Deputy Governor of Rivers State
- Incumbent
- Assumed office 29 May 2023 Suspended from 18 March to 18 September 2025
- Governor: Siminalayi Fubara
- Preceded by: Ipalibo Banigo

Rivers State Commissioner for Education
- In office January 2003 – 29 May 2007

Personal details
- Born: Ngozi Nma Odu 19 October 1952 (age 73) Ogba-Egbema-Ndoni, Southern Region, British Nigeria (now in Rivers State, Nigeria)
- Party: All Progressive Congress
- Alma mater: University of Port Harcourt (PhD); Queen Elizabeth College, later King's College London (MSc); University of the West of Scotland (BSc);
- Occupation: Politician; professor;

= Ngozi Odu =

Nigerian politician and professor (born 1952)

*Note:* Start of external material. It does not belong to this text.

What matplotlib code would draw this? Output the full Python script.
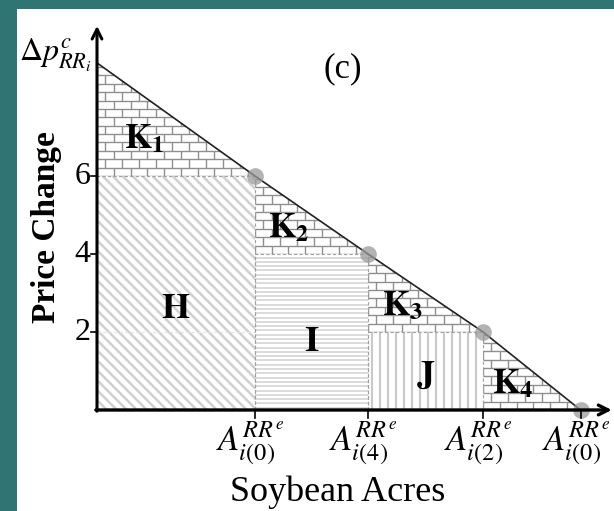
import numpy as np
import matplotlib
matplotlib.use("Agg")
import matplotlib.pyplot as plt
from matplotlib.patches import Polygon, Rectangle
from matplotlib.collections import LineCollection

plt.rcParams['font.family'] = ['Liberation Serif', 'DejaVu Serif']
plt.rcParams['mathtext.fontset'] = 'stix'

# kink points of the price line (acres on x, price change on y)
acres = [4.05, 6.95, 9.9, 12.4]
price_levels = [6, 4, 2, 0]
top_price = 8.9
ytick_values = [2, 4, 6]
acre_subscripts = ['0', '4', '2', '0']
k_labels = ['1', '2', '3', '4']
rect_labels = ['H', 'I', 'J']

teal = '#2e7574'
scale = 39.0           # pixels per data unit
x0_px, y0_px = 97, 410  # origin position in pixels
W, H = 614, 511

fig = plt.figure(figsize=(W / 100, H / 100), dpi=100, facecolor=teal)
fig.add_artist(Rectangle((17 / W, 0), 1, (H - 9) / H, transform=fig.transFigure,
                         facecolor='white', edgecolor='none', zorder=0))
ax = fig.add_axes([0, 0, 1, 1])
ax.set_xlim(-x0_px / scale, (W - x0_px) / scale)
ax.set_ylim(-(H - y0_px) / scale, y0_px / scale)
ax.axis('off')
ax.patch.set_visible(False)


def clipped_lines(patch, segs, color, lw, z=1):
    lc = LineCollection(segs, colors=color, linewidths=lw, zorder=z)
    ax.add_collection(lc)
    lc.set_clip_path(patch)


def bricks(xl, xr, yb, yt, patch):
    row_h, brick_w = 0.215, 0.43
    segs = []
    y = yb
    r = 0
    while y < yt:
        segs.append([(xl, y), (xr, y)])
        off = 0 if r % 2 == 0 else brick_w / 2
        x = xl + off
        while x < xr:
            segs.append([(x, y), (x, y + row_h)])
            x += brick_w
        y += row_h
        r += 1
    clipped_lines(patch, segs, '#8f8f8f', 1.0)


# price line corners
xs = [0] + acres
ys = [top_price] + price_levels
lefts = [0] + acres[:-1]
tops = [top_price] + price_levels[:-1]

# triangles K1..K4 under the line
for i in range(4):
    xl, xr = lefts[i], acres[i]
    yb, yt = price_levels[i], tops[i]
    tri = Polygon([(xl, yb), (xl, yt), (xr, yb)], closed=True,
                  facecolor='white', edgecolor='none', zorder=1)
    ax.add_patch(tri)
    bricks(xl, xr, yb, yt, tri)
    ax.text(xl + 0.3 * (xr - xl), yb + 0.32 * (yt - yb),
            r'$\mathbf{K}_{\mathbf{%s}}$' % k_labels[i],
            fontsize=25, ha='center', va='center', zorder=5)

# rectangles H, I, J
for i in range(3):
    xl, xr = lefts[i], acres[i]
    yt = price_levels[i]
    rect = Rectangle((xl, 0), xr - xl, yt, facecolor='white',
                     edgecolor='none', zorder=1)
    ax.add_patch(rect)
    if i == 0:
        d = 0.256
        segs = [[(x, yt), (x + yt, 0)] for x in np.arange(xl - yt, xr + d, d)]
        clipped_lines(rect, segs, '#d0d0d0', 1.8)
        ax.plot([xl, xr], [2, 2], color='#e4e4e4', lw=0.8, ls=(0, (3, 2)), zorder=2)
    elif i == 1:
        segs = [[(xl, y), (xr, y)] for y in np.arange(0.06, yt, 0.11)]
        clipped_lines(rect, segs, '#d4d4d4', 1.2)
    else:
        segs = [[(x, 0), (x, yt)] for x in np.arange(xl + 0.1, xr, 0.205)]
        clipped_lines(rect, segs, '#c9c9c9', 1.5)
    ax.plot([xl, xl, xr, xr], [0, yt, yt, 0], color='#a0a0a0', lw=0.8,
            ls=(0, (3, 2)), zorder=2)
    ax.text(xl + 0.5 * (xr - xl), 0.43 * yt, r'$\mathbf{%s}$' % rect_labels[i],
            fontsize=26, ha='center', va='center', zorder=5)

# price line and its corner points
ax.plot(xs, ys, color='#222222', lw=1.2, zorder=3)
ax.plot(acres, price_levels, 'o', color='#9a9a9a', alpha=0.75, ms=12,
        mec='none', zorder=4)

# axes with arrows
ax.annotate('', xy=(0, 9.85), xytext=(0, -0.03),
            arrowprops=dict(arrowstyle='->,head_length=0.7,head_width=0.35',
                            lw=2.2, color='black', shrinkA=0, shrinkB=0), zorder=6)
ax.annotate('', xy=(13.2, 0), xytext=(-0.03, 0),
            arrowprops=dict(arrowstyle='->,head_length=0.7,head_width=0.35',
                            lw=2.4, color='black', shrinkA=0, shrinkB=0), zorder=6)

# ticks and tick labels
for v in ytick_values:
    ax.plot([-0.15, 0], [v, v], color='black', lw=1.2, zorder=6)
    ax.text(-0.17, v, str(v), fontsize=23, ha='right', va='center')
for a, s in zip(acres, acre_subscripts):
    ax.plot([a, a], [0, -0.2], color='black', lw=1.2, zorder=6)
    ax.text(a - 0.12, -0.26, r'$A_{i(%s)}^{RR^{e}}$' % s, fontsize=25,
            ha='center', va='top')

ax.text(-1.08, 9.1, r'$\Delta p^{c}_{RR_i}$', fontsize=23, ha='center', va='center')
ax.text(6.3, 8.75, '(c)', fontsize=25, ha='center', va='center')
ax.text(-1.3, 4.7, 'Price Change', fontsize=24, fontweight='bold', rotation=90,
        ha='center', va='center')
ax.text(6.18, -2.1, 'Soybean Acres', fontsize=26, ha='center', va='center')

fig.savefig('out.png', dpi=100, facecolor=teal)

Ngozi Nma Odu (born 19 October 1952) is a Nigerian politician who is the deputy governor of Rivers State. She was elected during the 2023 Rivers State gubernatorial election alongside the governor Siminalayi Fubara. She was born in Egi clan in Ogba/Egbema/Ndoni LGA of Rivers State.

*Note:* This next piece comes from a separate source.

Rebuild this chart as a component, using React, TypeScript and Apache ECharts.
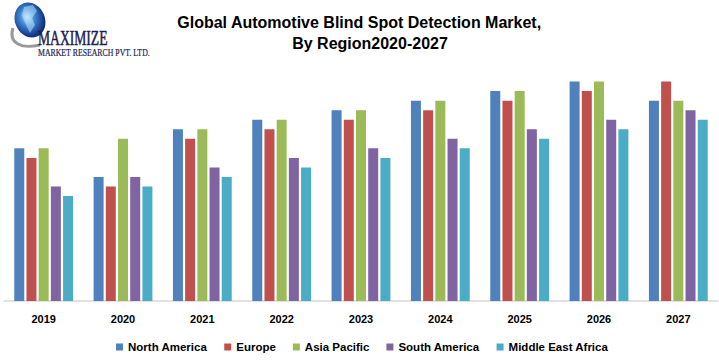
import React, { useEffect, useRef } from "react";
import * as echarts from "echarts";

const years = ["2019", "2020", "2021", "2022", "2023", "2024", "2025", "2026", "2027"];
const regions = ["North America", "Europe", "Asia Pacific", "South America", "Middle East Africa"];
const colors = ["#4F81BD", "#C0504D", "#9BBB59", "#8064A2", "#4BACC6"];

const northAmerica = [16, 13, 18, 19, 20, 21, 22, 23, 21];
const europe = [15, 12, 17, 18, 19, 20, 21, 22, 23];
const asiaPacific = [16, 17, 18, 19, 20, 21, 22, 23, 21];
const southAmerica = [12, 13, 14, 15, 16, 17, 18, 19, 20];
const middleEastAfrica = [11, 12, 13, 14, 15, 16, 17, 18, 19];

const seriesValues = [northAmerica, europe, asiaPacific, southAmerica, middleEastAfrica];

const titleLines = ["Global Automotive Blind Spot Detection Market,", "By Region2020-2027"];

const narrow = "'Liberation Sans Narrow', 'Liberation Sans', Arial, sans-serif";
const serif = "'Liberation Serif', 'DejaVu Serif', serif";

export default function App() {
  const ref = useRef<HTMLDivElement>(null);

  useEffect(() => {
    if (!ref.current) return;
    const chart = echarts.init(ref.current, undefined, { renderer: "svg" });
    chart.setOption({
      animation: false,
      backgroundColor: "#ffffff",
      grid: { left: 4, right: 1, top: 72, bottom: 61, containLabel: false },
      xAxis: {
        type: "category",
        data: years,
        axisLine: { lineStyle: { color: "#D9D9D9", width: 1.5 } },
        axisTick: { show: false },
        axisLabel: {
          color: "#000",
          fontFamily: narrow,
          fontWeight: "bold",
          fontSize: 11,
          margin: 12,
        },
      },
      yAxis: {
        type: "value",
        min: 0,
        max: 24,
        show: false,
        splitLine: { show: false },
      },
      legend: {
        bottom: 4,
        left: 111,
        icon: "rect",
        itemWidth: 7,
        itemHeight: 7,
        itemGap: 17,
        textStyle: { color: "#000", fontFamily: narrow, fontWeight: "bold", fontSize: 11.5 },
        data: regions,
      },
      series: regions.map((name, i) => ({
        name,
        type: "bar",
        data: seriesValues[i],
        barWidth: 10,
        barGap: "22%",
        itemStyle: { color: colors[i] },
      })),
      graphic: [
        {
          type: "text",
          left: "center",
          top: 14,
          style: {
            text: titleLines[0],
            fill: "#000",
            font: `bold 16px ${narrow}`,
          },
        },
        {
          type: "text",
          x: 370,
          y: 35,
          style: {
            text: titleLines[1],
            fill: "#000",
            font: `bold 16px ${narrow}`,
            align: "center",
          },
        },
        // logo: swoosh under the globe
        {
          type: "bezierCurve",
          shape: { x1: 13, y1: 28, cpx1: 8, cpy1: 44, x2: 40, y2: 45, cpx2: 22, cpy2: 49 },
          style: { stroke: "#9a9a9a", lineWidth: 3, fill: null },
        },
        // logo: globe
        {
          type: "ellipse",
          x: 30,
          y: 20,
          rotation: 0.4,
          shape: { cx: 0, cy: 0, rx: 15, ry: 18 },
          style: {
            fill: new echarts.graphic.RadialGradient(0.45, 0.4, 0.7, [
              { offset: 0, color: "#b6e4fb" },
              { offset: 0.35, color: "#3d86d0" },
              { offset: 0.75, color: "#163a8a" },
              { offset: 1, color: "#0a1650" },
            ]),
          },
        },
        {
          type: "polygon",
          shape: { points: [[24, 7], [33, 5], [37, 11], [32, 18], [35, 25], [30, 33], [26, 25], [22, 15]] },
          style: { fill: "rgba(200,235,255,0.5)" },
        },
        {
          type: "text",
          x: 38,
          y: 29,
          scaleX: 0.68,
          style: {
            text: "MAXIMIZE",
            fill: "#1c1c4e",
            stroke: "#1c1c4e",
            lineWidth: 0.5,
            font: `20px ${serif}`,
          },
        },
        {
          type: "text",
          x: 38,
          y: 48,
          scaleX: 0.78,
          style: {
            text: "MARKET RESEARCH PVT. LTD.",
            fill: "#1c1c4e",
            stroke: "#1c1c4e",
            lineWidth: 0.2,
            font: `10px ${serif}`,
          },
        },
      ],
    });
    return () => chart.dispose();
  }, []);

  return (
    <div
      ref={ref}
      style={{ position: "fixed", left: 0, top: 0, width: 719, height: 362 }}
    />
  );
}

== Early life and education ==
Odu was born on the 23 October 1952, in Ogba/Egbema/Ndoni local government area of Rivers State, Nigeria. She obtained her first degree in microbiology from Paisley College of Technology (now University of the West of Scotland), Renfrewshire, Scotland. She also holds a master's degree in Food Science and Management in 1983 from the Queen Elizabeth College, University of London (later absorbed by King's College London), . In 1989 she obtained a PhD in microbiology from the University of Port Harcourt that made her the first PhD graduate in that department.

== Career ==
Odu rose through the ranks in the Rivers State Ministry of Health to the post of permanent secretary from 1999 to 2006. In 2003, Odu was appointed the Rivers State Commissioner of Education by the former governor of the state, Peter Odili. Odu served the University of Port Harcourt both as a lecturer in the Department of Microbiology and as the first Acting Executive Director of the University of Port Harcourt Foundation. She is also a visiting professor at Rivers State University. In June 2022, Rivers State chapter of the Peoples Democratic Party nominated Odu as the deputy governorship candidate of the party in the 2023 Rivers State gubernatorial election. Before her election as deputy governor, Odu was the Director of Academic Planning, Pamo University of Medical Sciences, Rivers State.